**Aim of the exercise**:
Repeat the listing word for word. No pictures belong in the copy.

**Data**:
═══
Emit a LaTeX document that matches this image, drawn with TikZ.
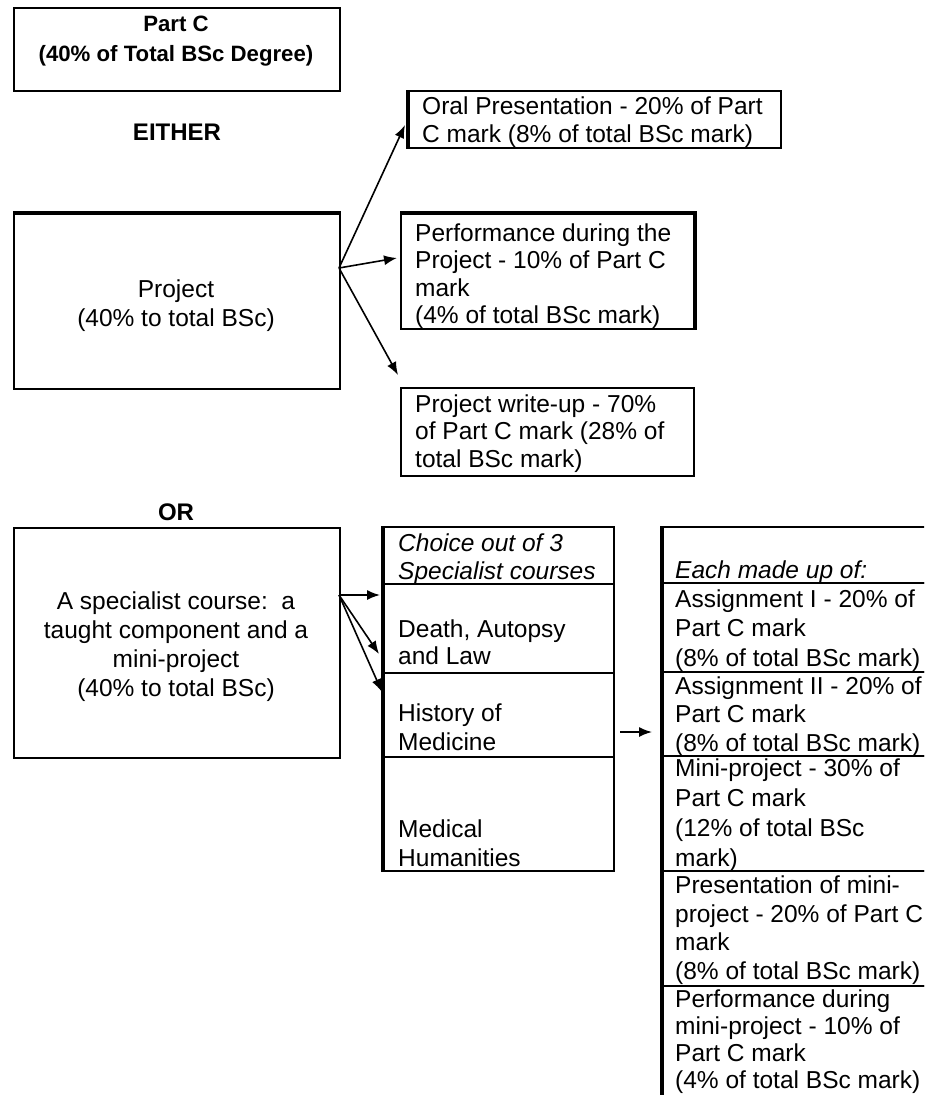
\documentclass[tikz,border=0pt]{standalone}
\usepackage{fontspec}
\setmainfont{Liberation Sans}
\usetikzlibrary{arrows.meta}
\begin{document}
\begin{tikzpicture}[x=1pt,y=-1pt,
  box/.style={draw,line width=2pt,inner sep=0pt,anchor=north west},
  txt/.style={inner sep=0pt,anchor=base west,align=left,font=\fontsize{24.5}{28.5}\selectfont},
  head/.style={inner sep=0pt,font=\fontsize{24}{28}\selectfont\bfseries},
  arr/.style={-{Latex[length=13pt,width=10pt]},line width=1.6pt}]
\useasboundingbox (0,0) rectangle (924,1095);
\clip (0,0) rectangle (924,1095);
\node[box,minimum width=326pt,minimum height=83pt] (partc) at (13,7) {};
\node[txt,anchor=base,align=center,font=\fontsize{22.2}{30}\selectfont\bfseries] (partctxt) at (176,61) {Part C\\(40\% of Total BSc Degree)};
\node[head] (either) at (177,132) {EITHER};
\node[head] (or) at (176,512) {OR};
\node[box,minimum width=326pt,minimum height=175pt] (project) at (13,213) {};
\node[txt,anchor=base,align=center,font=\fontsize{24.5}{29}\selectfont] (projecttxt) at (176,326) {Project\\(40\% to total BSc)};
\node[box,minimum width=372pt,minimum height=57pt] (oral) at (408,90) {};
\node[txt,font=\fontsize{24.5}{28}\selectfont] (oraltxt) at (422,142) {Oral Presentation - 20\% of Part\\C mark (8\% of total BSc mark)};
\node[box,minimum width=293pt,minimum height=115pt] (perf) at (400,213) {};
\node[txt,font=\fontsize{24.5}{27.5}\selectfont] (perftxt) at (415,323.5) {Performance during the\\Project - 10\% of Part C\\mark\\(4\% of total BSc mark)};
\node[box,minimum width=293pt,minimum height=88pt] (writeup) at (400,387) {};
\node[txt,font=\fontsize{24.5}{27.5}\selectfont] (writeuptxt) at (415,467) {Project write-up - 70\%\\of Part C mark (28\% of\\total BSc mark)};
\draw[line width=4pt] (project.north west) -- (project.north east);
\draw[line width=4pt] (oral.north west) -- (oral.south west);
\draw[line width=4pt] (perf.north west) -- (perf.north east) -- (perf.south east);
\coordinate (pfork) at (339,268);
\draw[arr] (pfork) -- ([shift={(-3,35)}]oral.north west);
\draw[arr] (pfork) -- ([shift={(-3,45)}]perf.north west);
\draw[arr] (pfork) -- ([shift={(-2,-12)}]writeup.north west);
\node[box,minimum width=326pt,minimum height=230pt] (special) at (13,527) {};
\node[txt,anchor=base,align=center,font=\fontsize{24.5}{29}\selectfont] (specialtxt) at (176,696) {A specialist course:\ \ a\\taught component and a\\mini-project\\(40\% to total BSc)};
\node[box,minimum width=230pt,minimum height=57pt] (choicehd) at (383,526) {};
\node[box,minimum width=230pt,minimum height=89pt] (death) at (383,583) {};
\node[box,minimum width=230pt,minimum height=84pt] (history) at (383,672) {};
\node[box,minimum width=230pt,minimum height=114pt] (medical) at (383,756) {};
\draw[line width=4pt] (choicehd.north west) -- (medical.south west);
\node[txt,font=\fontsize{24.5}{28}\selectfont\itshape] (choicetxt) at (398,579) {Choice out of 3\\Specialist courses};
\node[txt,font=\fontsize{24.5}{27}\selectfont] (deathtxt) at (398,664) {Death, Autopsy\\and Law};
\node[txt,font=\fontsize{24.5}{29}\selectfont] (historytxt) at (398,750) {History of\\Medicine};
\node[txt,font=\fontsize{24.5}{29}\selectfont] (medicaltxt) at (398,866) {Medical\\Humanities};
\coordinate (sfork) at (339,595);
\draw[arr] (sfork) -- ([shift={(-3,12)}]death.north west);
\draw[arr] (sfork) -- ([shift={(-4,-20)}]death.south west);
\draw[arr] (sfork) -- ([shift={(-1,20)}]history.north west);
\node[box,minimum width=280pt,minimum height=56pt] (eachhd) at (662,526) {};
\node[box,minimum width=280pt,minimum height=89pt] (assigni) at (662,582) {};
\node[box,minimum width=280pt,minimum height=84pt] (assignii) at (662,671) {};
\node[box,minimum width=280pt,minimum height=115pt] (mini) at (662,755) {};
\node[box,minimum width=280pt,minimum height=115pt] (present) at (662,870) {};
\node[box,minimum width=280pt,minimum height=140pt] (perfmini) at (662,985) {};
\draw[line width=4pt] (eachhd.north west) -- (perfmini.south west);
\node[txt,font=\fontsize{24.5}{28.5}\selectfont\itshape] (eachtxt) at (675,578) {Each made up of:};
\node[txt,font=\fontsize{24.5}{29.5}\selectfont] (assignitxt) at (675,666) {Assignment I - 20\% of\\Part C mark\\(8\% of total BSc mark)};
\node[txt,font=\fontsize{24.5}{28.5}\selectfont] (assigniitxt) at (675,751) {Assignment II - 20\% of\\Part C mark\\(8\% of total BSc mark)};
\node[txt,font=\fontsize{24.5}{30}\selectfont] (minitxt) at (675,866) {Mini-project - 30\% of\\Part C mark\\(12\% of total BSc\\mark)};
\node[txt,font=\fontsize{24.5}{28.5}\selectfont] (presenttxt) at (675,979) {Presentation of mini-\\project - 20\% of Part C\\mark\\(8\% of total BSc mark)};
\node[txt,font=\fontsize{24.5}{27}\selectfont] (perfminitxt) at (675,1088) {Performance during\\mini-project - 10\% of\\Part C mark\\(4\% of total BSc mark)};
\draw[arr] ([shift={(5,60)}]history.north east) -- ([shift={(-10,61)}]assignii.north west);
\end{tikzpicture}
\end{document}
═══
**Output for this exercise**:
Emit a LaTeX document that matches this image, drawn with TikZ.
\documentclass[tikz,border=0pt]{standalone}
\usepackage{fontspec}
\setmainfont{Liberation Sans}
\usetikzlibrary{arrows.meta}
\begin{document}
\begin{tikzpicture}[x=1pt,y=-1pt,
  box/.style={draw,line width=2pt,inner sep=0pt,anchor=north west},
  txt/.style={inner sep=0pt,anchor=base west,align=left,font=\fontsize{24.5}{28.5}\selectfont},
  head/.style={inner sep=0pt,font=\fontsize{24}{28}\selectfont\bfseries},
  arr/.style={-{Latex[length=13pt,width=10pt]},line width=1.6pt}]
\useasboundingbox (0,0) rectangle (924,1095);
\clip (0,0) rectangle (924,1095);
\node[box,minimum width=326pt,minimum height=83pt] (partc) at (13,7) {};
\node[txt,anchor=base,align=center,font=\fontsize{22.2}{30}\selectfont\bfseries] (partctxt) at (176,61) {Part C\\(40\% of Total BSc Degree)};
\node[head] (either) at (177,132) {EITHER};
\node[head] (or) at (176,512) {OR};
\node[box,minimum width=326pt,minimum height=175pt] (project) at (13,213) {};
\node[txt,anchor=base,align=center,font=\fontsize{24.5}{29}\selectfont] (projecttxt) at (176,326) {Project\\(40\% to total BSc)};
\node[box,minimum width=372pt,minimum height=57pt] (oral) at (408,90) {};
\node[txt,font=\fontsize{24.5}{28}\selectfont] (oraltxt) at (422,142) {Oral Presentation - 20\% of Part\\C mark (8\% of total BSc mark)};
\node[box,minimum width=293pt,minimum height=115pt] (perf) at (400,213) {};
\node[txt,font=\fontsize{24.5}{27.5}\selectfont] (perftxt) at (415,323.5) {Performance during the\\Project - 10\% of Part C\\mark\\(4\% of total BSc mark)};
\node[box,minimum width=293pt,minimum height=88pt] (writeup) at (400,387) {};
\node[txt,font=\fontsize{24.5}{27.5}\selectfont] (writeuptxt) at (415,467) {Project write-up - 70\%\\of Part C mark (28\% of\\total BSc mark)};
\draw[line width=4pt] (project.north west) -- (project.north east);
\draw[line width=4pt] (oral.north west) -- (oral.south west);
\draw[line width=4pt] (perf.north west) -- (perf.north east) -- (perf.south east);
\coordinate (pfork) at (339,268);
\draw[arr] (pfork) -- ([shift={(-3,35)}]oral.north west);
\draw[arr] (pfork) -- ([shift={(-3,45)}]perf.north west);
\draw[arr] (pfork) -- ([shift={(-2,-12)}]writeup.north west);
\node[box,minimum width=326pt,minimum height=230pt] (special) at (13,527) {};
\node[txt,anchor=base,align=center,font=\fontsize{24.5}{29}\selectfont] (specialtxt) at (176,696) {A specialist course:\ \ a\\taught component and a\\mini-project\\(40\% to total BSc)};
\node[box,minimum width=230pt,minimum height=57pt] (choicehd) at (383,526) {};
\node[box,minimum width=230pt,minimum height=89pt] (death) at (383,583) {};
\node[box,minimum width=230pt,minimum height=84pt] (history) at (383,672) {};
\node[box,minimum width=230pt,minimum height=114pt] (medical) at (383,756) {};
\draw[line width=4pt] (choicehd.north west) -- (medical.south west);
\node[txt,font=\fontsize{24.5}{28}\selectfont\itshape] (choicetxt) at (398,579) {Choice out of 3\\Specialist courses};
\node[txt,font=\fontsize{24.5}{27}\selectfont] (deathtxt) at (398,664) {Death, Autopsy\\and Law};
\node[txt,font=\fontsize{24.5}{29}\selectfont] (historytxt) at (398,750) {History of\\Medicine};
\node[txt,font=\fontsize{24.5}{29}\selectfont] (medicaltxt) at (398,866) {Medical\\Humanities};
\coordinate (sfork) at (339,595);
\draw[arr] (sfork) -- ([shift={(-3,12)}]death.north west);
\draw[arr] (sfork) -- ([shift={(-4,-20)}]death.south west);
\draw[arr] (sfork) -- ([shift={(-1,20)}]history.north west);
\node[box,minimum width=280pt,minimum height=56pt] (eachhd) at (662,526) {};
\node[box,minimum width=280pt,minimum height=89pt] (assigni) at (662,582) {};
\node[box,minimum width=280pt,minimum height=84pt] (assignii) at (662,671) {};
\node[box,minimum width=280pt,minimum height=115pt] (mini) at (662,755) {};
\node[box,minimum width=280pt,minimum height=115pt] (present) at (662,870) {};
\node[box,minimum width=280pt,minimum height=140pt] (perfmini) at (662,985) {};
\draw[line width=4pt] (eachhd.north west) -- (perfmini.south west);
\node[txt,font=\fontsize{24.5}{28.5}\selectfont\itshape] (eachtxt) at (675,578) {Each made up of:};
\node[txt,font=\fontsize{24.5}{29.5}\selectfont] (assignitxt) at (675,666) {Assignment I - 20\% of\\Part C mark\\(8\% of total BSc mark)};
\node[txt,font=\fontsize{24.5}{28.5}\selectfont] (assigniitxt) at (675,751) {Assignment II - 20\% of\\Part C mark\\(8\% of total BSc mark)};
\node[txt,font=\fontsize{24.5}{30}\selectfont] (minitxt) at (675,866) {Mini-project - 30\% of\\Part C mark\\(12\% of total BSc\\mark)};
\node[txt,font=\fontsize{24.5}{28.5}\selectfont] (presenttxt) at (675,979) {Presentation of mini-\\project - 20\% of Part C\\mark\\(8\% of total BSc mark)};
\node[txt,font=\fontsize{24.5}{27}\selectfont] (perfminitxt) at (675,1088) {Performance during\\mini-project - 10\% of\\Part C mark\\(4\% of total BSc mark)};
\draw[arr] ([shift={(5,60)}]history.north east) -- ([shift={(-10,61)}]assignii.north west);
\end{tikzpicture}
\end{document}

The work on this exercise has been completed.